In his recent column, Steve Rosenbaum, of The Huffington Post, cynically declared, "Google didn't kill journalism, Don Hewitt did."
Don Hewitt is the legendary creator of the CBS News program 60 Minutes. Rosenbaum writes, "Up to 60 Minutes, journalism wasn't a business - it was a calling." He then continues, "there was no P&L for journalism, it was what the TV networks did to 'give back' to their communities."
First of all, everyone currently working at 60 Minutes believes journalism is very much alive. So do most journalists working in the profession, whether in television, radio, newspapers, magazines or the Internet. However, there is no denying that journalism is undergoing a rapid transformation that is posing great challenges to news standards and its traditional business models.
Similar challenges have been present throughout the history of journalism. After World War II, the advent of television threatened the powerful radio industry. CBS founder William Paley regularly pressured news executives in the forties, fifties and sixties on budget matters. Back then news was not as costly to produce, salaries were relatively modest, and news organizations were small. Radio and television programs would not be green-lighted unless they had a sponsor, and poorly performing shows would be canceled.
Don Hewitt is a television pioneer who helped define broadcast journalism and he is responsible for many of the production techniques you see today. He created 60 Minutes in the late sixties, and it has been the most successful program in television history. Still today it regularly ranks in the top ten of all television programs. During its lifetime it has earned hundreds of millions of dollars in profits for CBS.

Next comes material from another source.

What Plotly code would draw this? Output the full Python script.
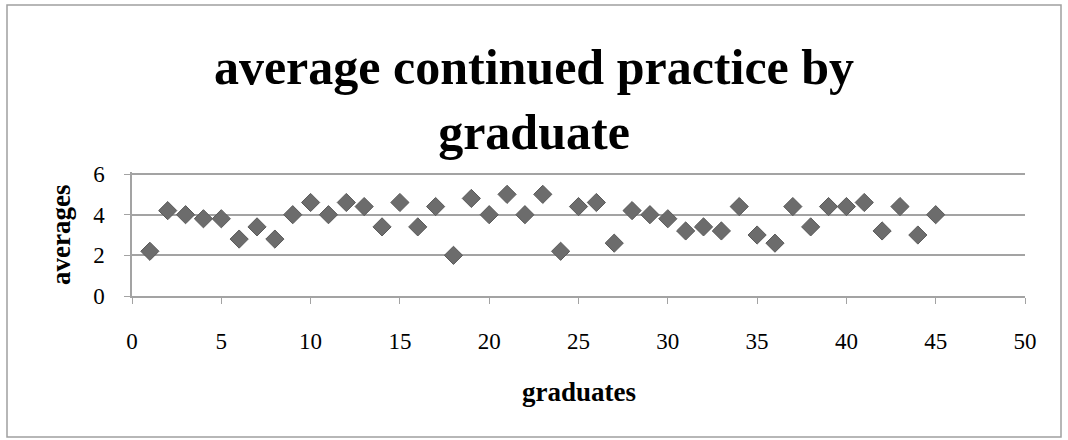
import plotly.graph_objects as go

# Graduate index and their average continued-practice score
graduates = list(range(1, 46))
averages = [
    2.2, 4.2, 4.0, 3.8, 3.8, 2.8, 3.4, 2.8, 4.0, 4.6,
    4.0, 4.6, 4.4, 3.4, 4.6, 3.4, 4.4, 2.0, 4.8, 4.0,
    5.0, 4.0, 5.0, 2.2, 4.4, 4.6, 2.6, 4.2, 4.0, 3.8,
    3.2, 3.4, 3.2, 4.4, 3.0, 2.6, 4.4, 3.4, 4.4, 4.4,
    4.6, 3.2, 4.4, 3.0, 4.0,
]
x_ticks = [0, 5, 10, 15, 20, 25, 30, 35, 40, 45, 50]
y_ticks = [0, 2, 4, 6]

W, H = 1068, 440
L, R, T, B = 132, 43, 172, 144
pw, ph = W - L - R, H - T - B

FONT = "Liberation Serif"
GRID = "#a3a3a3"

fig = go.Figure(
    go.Scatter(
        x=graduates,
        y=averages,
        mode="markers",
        marker=dict(symbol="diamond", size=14, color="#6c6c6c",
                    line=dict(color="#5a5a5a", width=1)),
        showlegend=False,
    )
)

fig.update_layout(
    width=W,
    height=H,
    margin=dict(l=L, r=R, t=T, b=B),
    paper_bgcolor="white",
    plot_bgcolor="white",
    font=dict(family=FONT, color="black"),
    title=dict(
        text="<b>average continued practice by<br>graduate</b>",
        font=dict(family=FONT, size=50, color="black"),
        x=0.5, xanchor="center",
        y=1 - 84 / H, yanchor="middle",
        yref="container",
    ),
)

fig.update_xaxes(
    range=[0, 50],
    tickvals=x_ticks,
    ticks="outside", ticklen=6, tickcolor=GRID, tickwidth=1,
    showline=True, linecolor=GRID, linewidth=1.5,
    showgrid=False, zeroline=False,
    tickfont=dict(family=FONT, size=23),
    ticklabelstandoff=18,
)
# A little headroom above 6 so the top gridline is drawn inside the plot
fig.update_yaxes(
    range=[0, 6.1],
    tickvals=y_ticks,
    ticks="outside", ticklen=6, tickcolor=GRID, tickwidth=1,
    showline=True, linecolor=GRID, linewidth=1.5,
    showgrid=True, gridcolor=GRID, gridwidth=1.5,
    zeroline=False,
    tickfont=dict(family=FONT, size=23),
    ticklabelstandoff=15,
)

# Axis titles
fig.add_annotation(
    text="<b>graduates</b>", xref="paper", yref="paper",
    x=0.5, y=-(392 - (T + ph)) / ph, xanchor="center", yanchor="middle",
    showarrow=False, font=dict(family=FONT, size=27),
)
fig.add_annotation(
    text="<b>averages</b>", xref="paper", yref="paper",
    x=-(L - 61) / pw, y=0.5 - 1 / ph, xanchor="center", yanchor="middle",
    textangle=-90, showarrow=False, font=dict(family=FONT, size=27),
)

# Chart frame
fig.add_shape(
    type="rect", xref="paper", yref="paper",
    x0=(7 - L) / pw, x1=(1061 - L) / pw,
    y0=-(437 - (T + ph)) / ph, y1=1 + (T - 5) / ph,
    line=dict(color="#a0a0a0", width=1.5), fillcolor="rgba(0,0,0,0)",
    layer="below",
)

fig.write_html("out.html")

However, here again Rosenbaum is wrong when he asserts, "there was a moment when Hewitt could have insisted that 60 Minutes revenues (profits) went to the news division to fund other worthwhile and less profitable journalism." The fact is that 60 Minutes profits did always go to help cover other news division costs. Regretfully, due to higher production costs and lower revenues, the program's profit margin has declined to a fraction of what it was two decades ago.
Because 60 Minutes was so wildly successful, other newsmagazines began to appear (imitation is the highest form of television). 20/20 and Primetime on ABC, Dateline on NBC, and CBS News created West 57th, Street Stories, Eye to Eye with Connie Chung and 48 Hours. Corporate finance executives supported these programs because they are cheaper to produce than sitcoms or dramas. But entertainment executives resisted expanding the role of newsmagazines because their viewership skews very old, they earn lower rates from advertisers and they take valuable real estate away from traditional entertainment producers.
Rosenbaum recalls "being in the office of the executive producer of 48 Hours when the head of the entertainment division called - screaming...the ratings for the night before...were low...news and entertainment where supposed to be separated by a wall." This happened occasionally at 48 Hours because the entertainment division wanted to kill the program, and the show's executive producer frequently lobbied the west coast to keep the program on the schedule. The conflict existed because a news program slotted in an entertainment time period was judged by the same standards as an entertainment program. Yet more news programming meant more revenues and influence for the news division.
Today, driven by technological advancements and increased competition on multiple platforms, journalism is rapidly evolving. Old business models are dying as advertising revenue is shifting away from traditional media, such as newspapers, magazines, radio and television to the Internet and mobile.
The good news is that journalism is more readily accessible today than it was forty years ago. One challenge has been to produce high quality content more quickly while maintaining accuracy in an era of instant communications. Another is journalists find they need to offer more perspective and analysis to help people sort out the flood of information being unleashed every day. But the key to being successful in journalism still is, in Don Hewitt's own words, "great stories, well-told."
No, journalism is not dying. And Don Hewitt is my hero!